**Supplied entries**

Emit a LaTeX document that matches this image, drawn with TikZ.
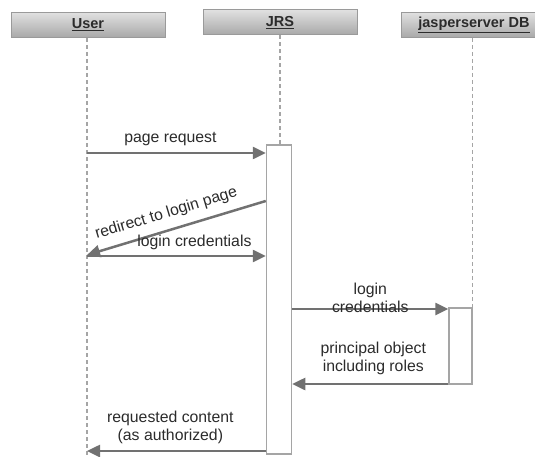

...

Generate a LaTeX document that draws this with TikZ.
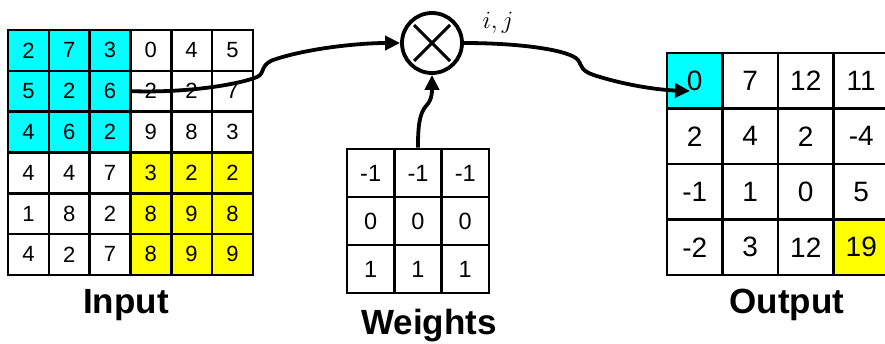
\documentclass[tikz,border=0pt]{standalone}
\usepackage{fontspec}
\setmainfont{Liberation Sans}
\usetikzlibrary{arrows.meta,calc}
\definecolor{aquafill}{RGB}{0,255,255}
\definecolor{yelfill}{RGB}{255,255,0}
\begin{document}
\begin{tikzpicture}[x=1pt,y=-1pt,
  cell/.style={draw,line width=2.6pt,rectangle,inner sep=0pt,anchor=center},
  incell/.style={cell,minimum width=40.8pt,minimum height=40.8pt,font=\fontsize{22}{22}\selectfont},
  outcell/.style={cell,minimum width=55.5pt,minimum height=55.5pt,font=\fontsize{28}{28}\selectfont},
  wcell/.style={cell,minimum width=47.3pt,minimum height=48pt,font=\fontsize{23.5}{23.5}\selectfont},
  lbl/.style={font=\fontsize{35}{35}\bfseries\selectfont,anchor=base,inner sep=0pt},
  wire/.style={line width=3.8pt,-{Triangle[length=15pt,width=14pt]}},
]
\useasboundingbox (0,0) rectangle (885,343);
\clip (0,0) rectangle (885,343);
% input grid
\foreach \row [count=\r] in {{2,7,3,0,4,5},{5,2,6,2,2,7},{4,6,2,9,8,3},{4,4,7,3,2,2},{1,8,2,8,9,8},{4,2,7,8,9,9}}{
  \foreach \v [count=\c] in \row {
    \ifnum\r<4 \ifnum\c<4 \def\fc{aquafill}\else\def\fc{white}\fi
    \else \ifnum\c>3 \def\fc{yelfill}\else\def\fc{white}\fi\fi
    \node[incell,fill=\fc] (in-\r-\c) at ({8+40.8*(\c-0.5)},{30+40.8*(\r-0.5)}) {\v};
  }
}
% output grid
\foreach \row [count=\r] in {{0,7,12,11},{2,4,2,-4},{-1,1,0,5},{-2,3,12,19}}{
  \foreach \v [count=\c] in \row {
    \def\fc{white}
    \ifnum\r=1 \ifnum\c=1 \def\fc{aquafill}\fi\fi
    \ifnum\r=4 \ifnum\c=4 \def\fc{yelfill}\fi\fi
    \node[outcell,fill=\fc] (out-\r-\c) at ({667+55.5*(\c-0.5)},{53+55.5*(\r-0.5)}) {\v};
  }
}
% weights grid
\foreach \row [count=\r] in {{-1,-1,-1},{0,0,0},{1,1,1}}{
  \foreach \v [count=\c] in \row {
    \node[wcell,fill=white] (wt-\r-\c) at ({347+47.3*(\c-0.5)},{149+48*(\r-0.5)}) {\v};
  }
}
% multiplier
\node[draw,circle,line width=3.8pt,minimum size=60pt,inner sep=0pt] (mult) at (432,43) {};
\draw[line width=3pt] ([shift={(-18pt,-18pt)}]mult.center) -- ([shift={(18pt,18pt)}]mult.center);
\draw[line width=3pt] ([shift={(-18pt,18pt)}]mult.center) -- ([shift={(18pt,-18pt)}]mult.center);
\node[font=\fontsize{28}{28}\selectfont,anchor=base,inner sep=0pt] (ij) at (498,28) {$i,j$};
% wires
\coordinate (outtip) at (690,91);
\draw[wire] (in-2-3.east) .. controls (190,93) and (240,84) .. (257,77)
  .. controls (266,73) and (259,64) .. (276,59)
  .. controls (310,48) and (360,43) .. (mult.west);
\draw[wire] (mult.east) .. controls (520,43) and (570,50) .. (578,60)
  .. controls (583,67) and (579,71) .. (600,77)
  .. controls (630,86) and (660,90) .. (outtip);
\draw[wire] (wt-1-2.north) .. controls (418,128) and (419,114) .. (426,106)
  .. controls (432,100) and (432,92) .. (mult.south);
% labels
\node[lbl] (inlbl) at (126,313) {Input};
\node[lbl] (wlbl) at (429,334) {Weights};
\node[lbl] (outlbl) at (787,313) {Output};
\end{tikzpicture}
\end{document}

**Exercise objective**
Look through the data and gather every line with the string "that" in it.

**Task answer**
Emit a LaTeX document that matches this image, drawn with TikZ.
Generate a LaTeX document that draws this with TikZ.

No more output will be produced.